| What you will do |
Drop the pictures and give back word for word the lines from the line holding "Generate a Python" to the line holding "from bokeh.resources import INLINE", both included.

────────────────

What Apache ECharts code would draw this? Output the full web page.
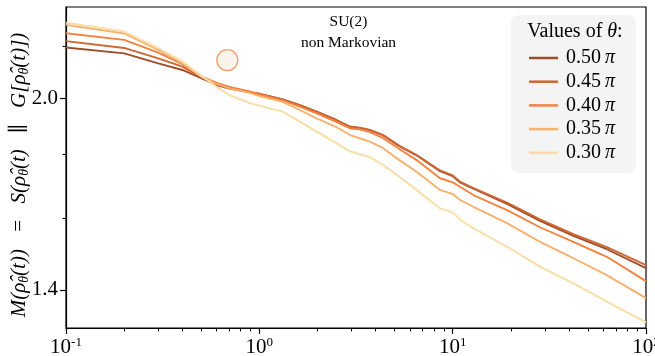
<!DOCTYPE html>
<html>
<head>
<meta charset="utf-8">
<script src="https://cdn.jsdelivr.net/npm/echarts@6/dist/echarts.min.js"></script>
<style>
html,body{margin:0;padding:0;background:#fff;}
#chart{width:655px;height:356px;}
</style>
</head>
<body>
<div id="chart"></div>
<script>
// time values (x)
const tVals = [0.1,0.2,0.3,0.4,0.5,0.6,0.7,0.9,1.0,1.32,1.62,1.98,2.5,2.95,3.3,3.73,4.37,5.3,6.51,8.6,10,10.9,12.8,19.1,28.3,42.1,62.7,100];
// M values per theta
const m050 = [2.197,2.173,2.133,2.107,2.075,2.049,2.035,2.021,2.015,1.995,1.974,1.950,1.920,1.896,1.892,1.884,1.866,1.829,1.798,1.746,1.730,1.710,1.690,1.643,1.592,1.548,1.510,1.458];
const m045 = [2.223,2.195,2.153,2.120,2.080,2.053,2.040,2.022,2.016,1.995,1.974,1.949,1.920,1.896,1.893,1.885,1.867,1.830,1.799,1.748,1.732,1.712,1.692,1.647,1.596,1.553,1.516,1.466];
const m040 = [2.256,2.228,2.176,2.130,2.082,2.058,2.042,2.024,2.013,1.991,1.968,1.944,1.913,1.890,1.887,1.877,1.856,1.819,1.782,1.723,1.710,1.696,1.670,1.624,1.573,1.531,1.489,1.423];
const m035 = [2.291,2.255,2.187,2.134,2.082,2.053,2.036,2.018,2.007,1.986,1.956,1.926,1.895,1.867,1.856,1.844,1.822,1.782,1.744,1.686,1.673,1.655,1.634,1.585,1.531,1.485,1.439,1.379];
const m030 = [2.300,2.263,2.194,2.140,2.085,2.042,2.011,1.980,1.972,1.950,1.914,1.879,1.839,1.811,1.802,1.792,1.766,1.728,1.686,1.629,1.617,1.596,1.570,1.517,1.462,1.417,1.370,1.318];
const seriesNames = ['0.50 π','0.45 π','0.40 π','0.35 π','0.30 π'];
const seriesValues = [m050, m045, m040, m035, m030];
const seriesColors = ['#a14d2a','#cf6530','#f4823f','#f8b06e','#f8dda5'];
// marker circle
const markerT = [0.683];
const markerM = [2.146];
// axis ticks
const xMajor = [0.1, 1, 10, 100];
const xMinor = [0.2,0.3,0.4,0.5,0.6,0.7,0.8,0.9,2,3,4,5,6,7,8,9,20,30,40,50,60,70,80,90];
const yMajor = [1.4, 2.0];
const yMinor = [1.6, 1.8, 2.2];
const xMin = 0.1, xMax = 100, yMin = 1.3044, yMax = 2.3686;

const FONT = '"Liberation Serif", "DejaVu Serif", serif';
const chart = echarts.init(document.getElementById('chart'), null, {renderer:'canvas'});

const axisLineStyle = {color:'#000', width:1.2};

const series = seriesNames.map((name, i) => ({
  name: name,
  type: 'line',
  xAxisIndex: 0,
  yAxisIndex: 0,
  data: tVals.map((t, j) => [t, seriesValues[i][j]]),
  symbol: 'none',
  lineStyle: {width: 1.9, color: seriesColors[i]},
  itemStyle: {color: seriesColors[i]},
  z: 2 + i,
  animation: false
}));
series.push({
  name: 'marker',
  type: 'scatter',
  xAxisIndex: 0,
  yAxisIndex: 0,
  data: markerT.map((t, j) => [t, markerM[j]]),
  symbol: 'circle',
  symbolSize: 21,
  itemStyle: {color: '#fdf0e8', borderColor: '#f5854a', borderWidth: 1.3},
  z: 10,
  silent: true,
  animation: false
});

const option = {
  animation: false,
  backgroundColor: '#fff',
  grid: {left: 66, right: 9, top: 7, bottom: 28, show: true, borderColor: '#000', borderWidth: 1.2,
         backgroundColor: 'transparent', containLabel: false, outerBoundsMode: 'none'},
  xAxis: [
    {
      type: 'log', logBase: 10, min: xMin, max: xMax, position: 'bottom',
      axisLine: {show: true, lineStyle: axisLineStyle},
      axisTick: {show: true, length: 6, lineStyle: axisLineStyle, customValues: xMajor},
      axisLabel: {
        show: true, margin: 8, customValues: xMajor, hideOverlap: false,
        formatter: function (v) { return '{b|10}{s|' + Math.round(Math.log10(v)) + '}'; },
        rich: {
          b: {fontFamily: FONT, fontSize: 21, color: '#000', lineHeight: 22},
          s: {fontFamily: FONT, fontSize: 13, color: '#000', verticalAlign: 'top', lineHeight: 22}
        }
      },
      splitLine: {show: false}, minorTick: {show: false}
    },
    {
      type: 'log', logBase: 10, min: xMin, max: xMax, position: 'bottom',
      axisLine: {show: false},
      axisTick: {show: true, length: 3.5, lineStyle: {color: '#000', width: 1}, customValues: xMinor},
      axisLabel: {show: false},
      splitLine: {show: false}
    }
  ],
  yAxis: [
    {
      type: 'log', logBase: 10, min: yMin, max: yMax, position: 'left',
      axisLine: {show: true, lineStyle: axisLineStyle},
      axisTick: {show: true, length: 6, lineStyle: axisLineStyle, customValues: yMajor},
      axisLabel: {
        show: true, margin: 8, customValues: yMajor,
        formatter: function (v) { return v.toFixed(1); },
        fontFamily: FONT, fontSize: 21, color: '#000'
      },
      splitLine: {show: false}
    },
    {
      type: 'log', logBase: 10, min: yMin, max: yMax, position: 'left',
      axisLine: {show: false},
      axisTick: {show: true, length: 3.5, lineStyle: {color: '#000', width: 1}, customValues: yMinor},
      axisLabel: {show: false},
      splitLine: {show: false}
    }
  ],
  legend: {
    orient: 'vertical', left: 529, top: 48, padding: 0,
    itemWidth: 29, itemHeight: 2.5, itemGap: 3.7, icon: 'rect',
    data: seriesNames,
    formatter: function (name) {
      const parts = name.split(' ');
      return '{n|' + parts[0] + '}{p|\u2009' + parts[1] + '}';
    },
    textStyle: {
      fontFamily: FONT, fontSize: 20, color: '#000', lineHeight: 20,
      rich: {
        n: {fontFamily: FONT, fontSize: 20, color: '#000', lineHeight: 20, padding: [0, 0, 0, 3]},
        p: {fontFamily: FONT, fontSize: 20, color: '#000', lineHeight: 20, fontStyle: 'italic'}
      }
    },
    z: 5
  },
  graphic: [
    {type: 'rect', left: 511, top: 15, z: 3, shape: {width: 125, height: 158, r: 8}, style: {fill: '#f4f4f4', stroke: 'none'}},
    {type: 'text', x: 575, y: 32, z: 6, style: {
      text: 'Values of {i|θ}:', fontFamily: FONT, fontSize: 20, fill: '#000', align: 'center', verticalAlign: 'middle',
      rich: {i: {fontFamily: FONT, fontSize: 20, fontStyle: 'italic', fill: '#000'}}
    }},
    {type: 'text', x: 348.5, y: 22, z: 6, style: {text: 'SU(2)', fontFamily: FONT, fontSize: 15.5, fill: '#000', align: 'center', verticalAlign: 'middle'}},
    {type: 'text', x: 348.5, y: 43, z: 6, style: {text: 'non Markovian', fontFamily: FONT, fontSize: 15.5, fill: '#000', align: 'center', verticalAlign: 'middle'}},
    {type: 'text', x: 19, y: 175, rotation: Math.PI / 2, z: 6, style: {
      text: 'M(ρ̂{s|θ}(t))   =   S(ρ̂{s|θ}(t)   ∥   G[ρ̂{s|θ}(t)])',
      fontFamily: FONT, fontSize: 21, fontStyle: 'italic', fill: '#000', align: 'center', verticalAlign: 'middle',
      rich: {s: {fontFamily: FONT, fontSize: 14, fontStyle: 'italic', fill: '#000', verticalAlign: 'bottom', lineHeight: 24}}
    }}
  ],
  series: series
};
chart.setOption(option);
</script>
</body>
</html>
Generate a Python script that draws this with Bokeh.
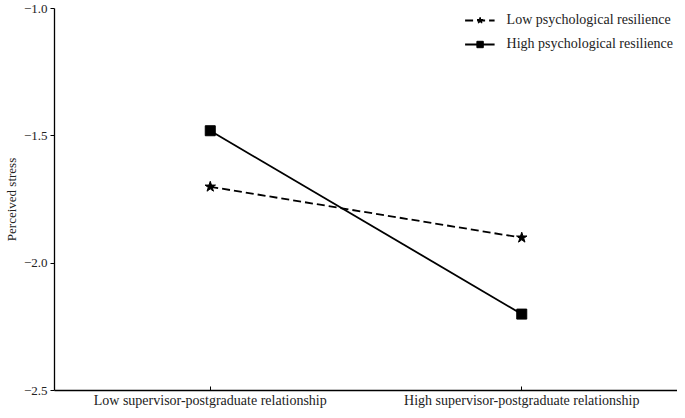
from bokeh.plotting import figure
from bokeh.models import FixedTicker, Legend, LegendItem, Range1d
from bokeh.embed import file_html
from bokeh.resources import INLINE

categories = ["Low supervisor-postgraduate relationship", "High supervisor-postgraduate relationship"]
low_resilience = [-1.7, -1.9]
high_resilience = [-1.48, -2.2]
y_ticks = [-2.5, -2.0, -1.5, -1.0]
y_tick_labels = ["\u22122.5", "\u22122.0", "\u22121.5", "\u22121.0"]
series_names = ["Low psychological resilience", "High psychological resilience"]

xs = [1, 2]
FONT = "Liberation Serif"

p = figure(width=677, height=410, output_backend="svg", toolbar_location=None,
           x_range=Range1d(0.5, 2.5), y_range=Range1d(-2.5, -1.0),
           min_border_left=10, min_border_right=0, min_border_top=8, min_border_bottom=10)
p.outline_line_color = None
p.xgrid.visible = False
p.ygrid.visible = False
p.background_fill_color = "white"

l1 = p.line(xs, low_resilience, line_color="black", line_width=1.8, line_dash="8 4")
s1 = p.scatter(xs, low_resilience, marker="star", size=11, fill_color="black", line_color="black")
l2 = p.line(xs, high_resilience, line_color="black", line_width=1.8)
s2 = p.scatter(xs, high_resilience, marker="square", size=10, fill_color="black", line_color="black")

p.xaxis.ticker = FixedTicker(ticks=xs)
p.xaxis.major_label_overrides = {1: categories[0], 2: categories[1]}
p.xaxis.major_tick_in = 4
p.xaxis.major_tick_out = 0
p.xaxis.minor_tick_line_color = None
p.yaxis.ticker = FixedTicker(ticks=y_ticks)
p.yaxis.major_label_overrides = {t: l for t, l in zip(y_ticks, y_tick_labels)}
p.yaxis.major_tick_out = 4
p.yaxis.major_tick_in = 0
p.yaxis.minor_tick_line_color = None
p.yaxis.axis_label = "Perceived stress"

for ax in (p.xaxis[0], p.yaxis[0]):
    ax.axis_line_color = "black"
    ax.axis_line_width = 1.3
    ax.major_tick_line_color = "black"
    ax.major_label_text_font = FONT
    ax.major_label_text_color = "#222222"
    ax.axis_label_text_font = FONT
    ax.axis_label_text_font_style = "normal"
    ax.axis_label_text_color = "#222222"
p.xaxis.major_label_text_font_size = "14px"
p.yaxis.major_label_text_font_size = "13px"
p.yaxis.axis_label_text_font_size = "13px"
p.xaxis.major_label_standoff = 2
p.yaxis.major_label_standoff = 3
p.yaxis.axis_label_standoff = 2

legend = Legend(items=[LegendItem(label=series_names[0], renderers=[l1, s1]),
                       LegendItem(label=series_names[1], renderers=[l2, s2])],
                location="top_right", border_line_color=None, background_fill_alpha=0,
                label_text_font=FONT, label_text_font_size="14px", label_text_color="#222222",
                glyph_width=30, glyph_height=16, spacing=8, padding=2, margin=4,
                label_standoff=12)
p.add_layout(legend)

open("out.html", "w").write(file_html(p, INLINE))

────────────────

| Exercise result |
Generate a Python script that draws this with Bokeh.
from bokeh.plotting import figure
from bokeh.models import FixedTicker, Legend, LegendItem, Range1d
from bokeh.embed import file_html
from bokeh.resources import INLINE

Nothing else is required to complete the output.